A higher national debt leads to higher taxes in the future. As the government needs to bring in more revenue to service its debt. This leads directly to increasing taxes, pushing the financial burden on citizens and businesses.
A significant portion of the government’s budget goes towards interest payments on the debt. These payments consume resources that could otherwise be used for public services, infrastructure, education, or healthcare.
To manage high levels of debt, the government has resorted to printing more money in recent years, which has directly caused the inflation that we feel today. Inflation diminishes our purchasing power, causing dramatic increase in everyday living costs.
High debt levels also hamper economic growth. Increased government borrowing leads to higher interest rates, making it more expensive for consumers and businesses to borrow and invest, potentially slowing down economic activities.
As more of the government’s budget is allocated to servicing the debt, there is less money available for other spending priorities like social security, welfare programs, infrastructure, and education.

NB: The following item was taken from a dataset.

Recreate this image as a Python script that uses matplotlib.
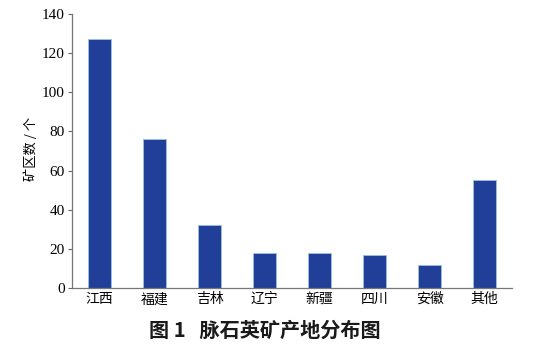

A heavily indebted nation finds its global economic and political influence quickly diminishing. This has been happening throughout the world, as many nations join the BRICS initiative, moving towards a universal gold-backed currency and away from the dollar for international trade and oil. The US is likely to face additional constraints for defense funding, compromising national security measures.
Escalating debt also affects investor confidence. Many already see the debt as unsustainable, which has led to increased yields on government bonds, further exacerbating the debt problem.
Despite all the efforts to stimulate the economy during the last few years, the financial stability of the country has been on a downward trajectory, according to leading economists. High debt levels make the country more vulnerable to financial crises and recession. The Federal Reserve continues the struggle to reach the goal of sub-2% inflation target, while repeatedly raising interested rates to levels not seen in decades. The government’s ability to stimulate the economy through additional spending is limited if it’s already heavily indebted.
Younger generations today are already limited in their ability to buy a house, caused by a combination of the housing bubble and high interest rates. Future generations will shoulder the additional burden with the responsibility of paying off the debt incurred today.
A significant portion of U.S. debt is held by foreign entities. This dependence creates complex international dynamics and potential vulnerabilities, particularly as geopolitical relationships shift.